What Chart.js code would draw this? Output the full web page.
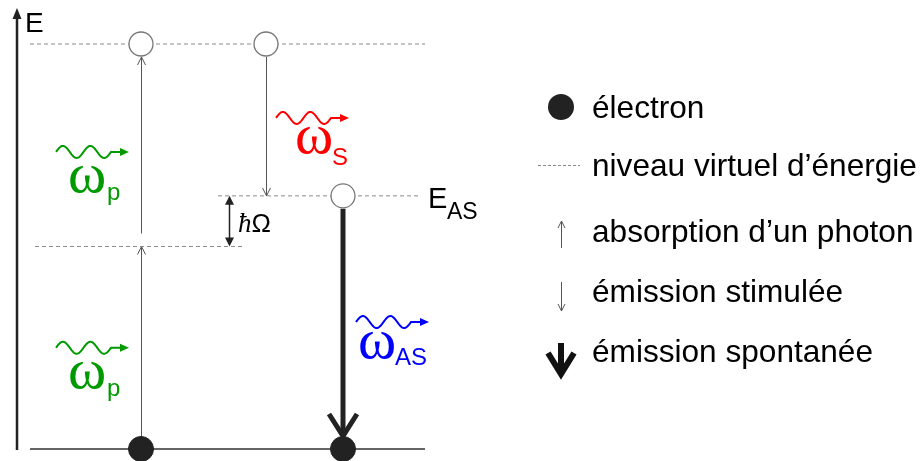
--
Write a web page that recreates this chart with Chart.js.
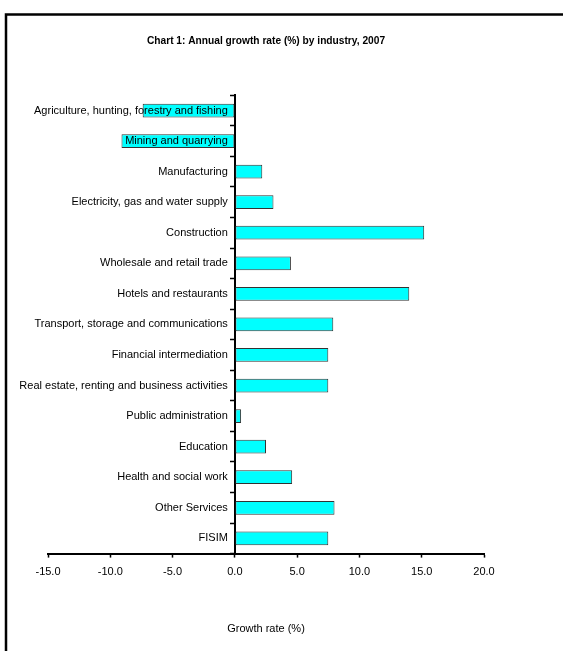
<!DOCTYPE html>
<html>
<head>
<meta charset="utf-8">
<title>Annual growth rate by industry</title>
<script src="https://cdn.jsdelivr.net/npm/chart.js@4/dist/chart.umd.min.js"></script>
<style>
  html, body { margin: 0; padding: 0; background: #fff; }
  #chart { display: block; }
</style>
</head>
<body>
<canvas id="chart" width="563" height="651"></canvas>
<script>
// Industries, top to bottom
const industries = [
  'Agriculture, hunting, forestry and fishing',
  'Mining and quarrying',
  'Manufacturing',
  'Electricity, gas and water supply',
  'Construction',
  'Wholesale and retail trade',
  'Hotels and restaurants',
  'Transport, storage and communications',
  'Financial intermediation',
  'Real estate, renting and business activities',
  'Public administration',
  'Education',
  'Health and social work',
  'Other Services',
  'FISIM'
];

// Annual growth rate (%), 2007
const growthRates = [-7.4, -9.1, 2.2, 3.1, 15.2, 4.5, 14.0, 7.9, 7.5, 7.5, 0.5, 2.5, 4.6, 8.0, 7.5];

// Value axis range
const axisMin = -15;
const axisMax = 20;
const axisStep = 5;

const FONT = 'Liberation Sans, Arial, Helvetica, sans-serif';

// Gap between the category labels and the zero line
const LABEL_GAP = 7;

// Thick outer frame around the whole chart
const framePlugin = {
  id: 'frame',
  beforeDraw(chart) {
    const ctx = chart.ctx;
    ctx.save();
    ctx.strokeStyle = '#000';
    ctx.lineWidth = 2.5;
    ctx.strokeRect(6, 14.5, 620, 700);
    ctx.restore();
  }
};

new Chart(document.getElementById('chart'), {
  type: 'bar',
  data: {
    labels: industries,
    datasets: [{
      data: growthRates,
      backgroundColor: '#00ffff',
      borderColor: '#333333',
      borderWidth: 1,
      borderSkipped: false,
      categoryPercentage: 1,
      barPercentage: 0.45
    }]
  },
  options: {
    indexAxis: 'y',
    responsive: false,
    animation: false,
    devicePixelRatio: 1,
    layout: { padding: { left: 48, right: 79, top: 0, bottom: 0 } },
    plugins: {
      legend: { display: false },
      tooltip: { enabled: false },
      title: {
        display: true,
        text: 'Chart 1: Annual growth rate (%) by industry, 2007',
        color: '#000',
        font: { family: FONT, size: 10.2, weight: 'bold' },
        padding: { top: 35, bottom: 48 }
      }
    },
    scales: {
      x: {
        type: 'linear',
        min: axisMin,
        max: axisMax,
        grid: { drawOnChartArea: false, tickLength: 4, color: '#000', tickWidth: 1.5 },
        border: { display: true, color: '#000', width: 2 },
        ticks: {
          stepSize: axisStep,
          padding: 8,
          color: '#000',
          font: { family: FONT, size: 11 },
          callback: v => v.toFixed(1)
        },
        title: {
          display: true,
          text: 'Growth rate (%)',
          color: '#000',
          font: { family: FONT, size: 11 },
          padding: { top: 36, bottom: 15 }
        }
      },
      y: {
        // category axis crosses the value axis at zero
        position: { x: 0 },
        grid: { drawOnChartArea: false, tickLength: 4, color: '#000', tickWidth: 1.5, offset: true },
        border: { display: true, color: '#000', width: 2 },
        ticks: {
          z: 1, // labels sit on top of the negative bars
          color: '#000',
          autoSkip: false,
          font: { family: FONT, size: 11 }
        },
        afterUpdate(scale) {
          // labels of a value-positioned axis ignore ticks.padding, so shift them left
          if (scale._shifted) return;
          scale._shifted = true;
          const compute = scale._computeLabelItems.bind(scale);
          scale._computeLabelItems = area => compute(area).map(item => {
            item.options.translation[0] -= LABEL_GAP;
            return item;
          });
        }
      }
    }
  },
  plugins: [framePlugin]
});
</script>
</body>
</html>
==
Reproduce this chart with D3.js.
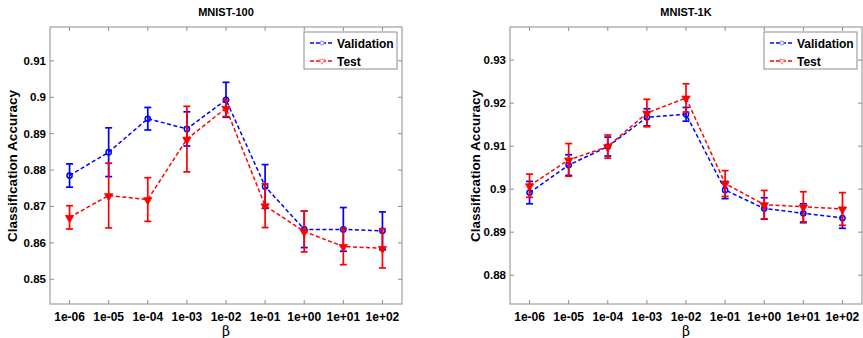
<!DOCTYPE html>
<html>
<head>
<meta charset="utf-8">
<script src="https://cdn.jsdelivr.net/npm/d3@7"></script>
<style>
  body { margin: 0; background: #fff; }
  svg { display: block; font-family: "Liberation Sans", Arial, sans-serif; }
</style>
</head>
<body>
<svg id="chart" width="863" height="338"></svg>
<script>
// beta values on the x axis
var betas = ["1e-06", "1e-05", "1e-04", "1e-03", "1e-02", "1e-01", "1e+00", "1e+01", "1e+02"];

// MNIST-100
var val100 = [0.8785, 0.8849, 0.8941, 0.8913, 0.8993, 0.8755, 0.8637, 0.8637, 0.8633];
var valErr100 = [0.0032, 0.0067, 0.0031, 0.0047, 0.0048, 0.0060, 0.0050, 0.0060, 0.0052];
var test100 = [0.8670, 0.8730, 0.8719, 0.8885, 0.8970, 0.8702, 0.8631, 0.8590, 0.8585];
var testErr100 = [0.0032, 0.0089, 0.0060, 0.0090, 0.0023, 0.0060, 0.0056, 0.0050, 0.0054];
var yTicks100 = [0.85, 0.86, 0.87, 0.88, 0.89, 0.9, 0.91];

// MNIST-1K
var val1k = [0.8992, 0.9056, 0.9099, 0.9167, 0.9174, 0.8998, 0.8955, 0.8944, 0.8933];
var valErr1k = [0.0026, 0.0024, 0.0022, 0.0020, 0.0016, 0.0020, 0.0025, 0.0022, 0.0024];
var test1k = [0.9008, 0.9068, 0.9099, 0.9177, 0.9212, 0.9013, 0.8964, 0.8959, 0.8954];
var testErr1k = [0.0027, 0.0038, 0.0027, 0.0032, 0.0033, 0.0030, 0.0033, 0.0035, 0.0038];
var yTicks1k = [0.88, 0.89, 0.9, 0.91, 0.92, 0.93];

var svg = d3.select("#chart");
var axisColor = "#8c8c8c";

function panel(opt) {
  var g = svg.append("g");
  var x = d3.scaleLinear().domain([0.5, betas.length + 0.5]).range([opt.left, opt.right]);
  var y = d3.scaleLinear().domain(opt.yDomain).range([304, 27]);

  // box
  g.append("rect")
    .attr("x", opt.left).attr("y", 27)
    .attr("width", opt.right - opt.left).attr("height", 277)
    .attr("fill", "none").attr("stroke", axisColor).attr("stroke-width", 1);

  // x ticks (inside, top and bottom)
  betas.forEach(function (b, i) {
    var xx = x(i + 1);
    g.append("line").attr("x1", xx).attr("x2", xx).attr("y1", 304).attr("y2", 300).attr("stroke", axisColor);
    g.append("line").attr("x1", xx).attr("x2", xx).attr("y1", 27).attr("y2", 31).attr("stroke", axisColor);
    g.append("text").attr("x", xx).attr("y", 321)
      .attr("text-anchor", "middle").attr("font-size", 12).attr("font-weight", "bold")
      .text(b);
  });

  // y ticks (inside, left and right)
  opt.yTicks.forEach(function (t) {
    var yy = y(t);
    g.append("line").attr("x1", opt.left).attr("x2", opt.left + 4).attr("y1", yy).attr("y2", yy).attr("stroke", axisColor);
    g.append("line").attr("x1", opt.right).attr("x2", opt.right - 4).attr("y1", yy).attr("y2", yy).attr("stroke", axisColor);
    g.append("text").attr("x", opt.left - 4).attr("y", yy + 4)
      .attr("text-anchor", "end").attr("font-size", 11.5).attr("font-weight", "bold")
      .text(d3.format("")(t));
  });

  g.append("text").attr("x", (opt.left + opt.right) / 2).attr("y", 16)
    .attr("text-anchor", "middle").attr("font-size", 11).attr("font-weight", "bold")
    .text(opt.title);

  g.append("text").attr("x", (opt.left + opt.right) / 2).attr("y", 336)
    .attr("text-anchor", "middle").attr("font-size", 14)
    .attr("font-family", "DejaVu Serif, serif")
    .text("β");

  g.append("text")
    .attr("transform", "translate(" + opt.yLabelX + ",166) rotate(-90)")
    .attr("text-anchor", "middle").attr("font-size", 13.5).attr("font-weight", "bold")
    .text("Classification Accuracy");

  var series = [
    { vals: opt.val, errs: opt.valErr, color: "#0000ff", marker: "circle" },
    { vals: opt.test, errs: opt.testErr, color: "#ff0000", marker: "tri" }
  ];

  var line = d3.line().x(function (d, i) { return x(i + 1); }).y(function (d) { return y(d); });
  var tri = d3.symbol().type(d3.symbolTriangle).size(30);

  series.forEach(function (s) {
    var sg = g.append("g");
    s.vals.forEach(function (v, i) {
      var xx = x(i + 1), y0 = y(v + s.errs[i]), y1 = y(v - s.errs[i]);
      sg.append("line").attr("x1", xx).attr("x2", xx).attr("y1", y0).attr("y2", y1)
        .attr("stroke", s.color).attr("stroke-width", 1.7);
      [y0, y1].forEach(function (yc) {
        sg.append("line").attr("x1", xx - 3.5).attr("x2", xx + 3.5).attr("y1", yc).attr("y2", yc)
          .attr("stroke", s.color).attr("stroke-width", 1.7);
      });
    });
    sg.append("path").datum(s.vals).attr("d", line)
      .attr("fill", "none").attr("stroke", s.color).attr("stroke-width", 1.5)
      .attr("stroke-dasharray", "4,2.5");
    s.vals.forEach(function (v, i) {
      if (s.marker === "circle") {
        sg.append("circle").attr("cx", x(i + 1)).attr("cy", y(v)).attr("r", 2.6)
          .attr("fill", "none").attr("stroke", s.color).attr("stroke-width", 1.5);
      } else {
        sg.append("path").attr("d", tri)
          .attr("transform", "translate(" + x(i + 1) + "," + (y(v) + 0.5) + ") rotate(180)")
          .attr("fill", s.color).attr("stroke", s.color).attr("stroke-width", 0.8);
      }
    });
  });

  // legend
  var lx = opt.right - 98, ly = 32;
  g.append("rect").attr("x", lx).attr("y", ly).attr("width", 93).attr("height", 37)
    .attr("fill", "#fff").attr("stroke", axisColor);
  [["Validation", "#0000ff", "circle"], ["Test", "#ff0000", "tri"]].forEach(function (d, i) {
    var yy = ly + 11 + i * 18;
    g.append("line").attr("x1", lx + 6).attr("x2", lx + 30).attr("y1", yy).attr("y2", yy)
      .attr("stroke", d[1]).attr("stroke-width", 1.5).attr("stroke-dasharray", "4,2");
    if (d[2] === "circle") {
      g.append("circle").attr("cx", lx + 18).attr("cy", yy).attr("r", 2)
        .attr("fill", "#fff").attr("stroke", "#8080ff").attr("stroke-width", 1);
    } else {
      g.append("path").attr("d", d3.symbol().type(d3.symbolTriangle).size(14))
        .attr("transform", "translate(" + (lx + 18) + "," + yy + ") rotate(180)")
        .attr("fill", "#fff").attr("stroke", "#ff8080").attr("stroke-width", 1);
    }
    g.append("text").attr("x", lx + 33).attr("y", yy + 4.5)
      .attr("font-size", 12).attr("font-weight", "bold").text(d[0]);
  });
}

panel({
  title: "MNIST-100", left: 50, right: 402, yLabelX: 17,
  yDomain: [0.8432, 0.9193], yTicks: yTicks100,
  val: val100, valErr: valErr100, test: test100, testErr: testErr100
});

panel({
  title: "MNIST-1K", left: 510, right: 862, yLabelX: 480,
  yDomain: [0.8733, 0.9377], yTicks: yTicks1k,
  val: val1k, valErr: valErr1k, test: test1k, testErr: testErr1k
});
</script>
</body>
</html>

- **TASK OBJECTIVE**
From the records above, pick out and copy each line holding the word "this".

- **FINISHED TASK**
What Chart.js code would draw this? Output the full web page.
Write a web page that recreates this chart with Chart.js.
Reproduce this chart with D3.js.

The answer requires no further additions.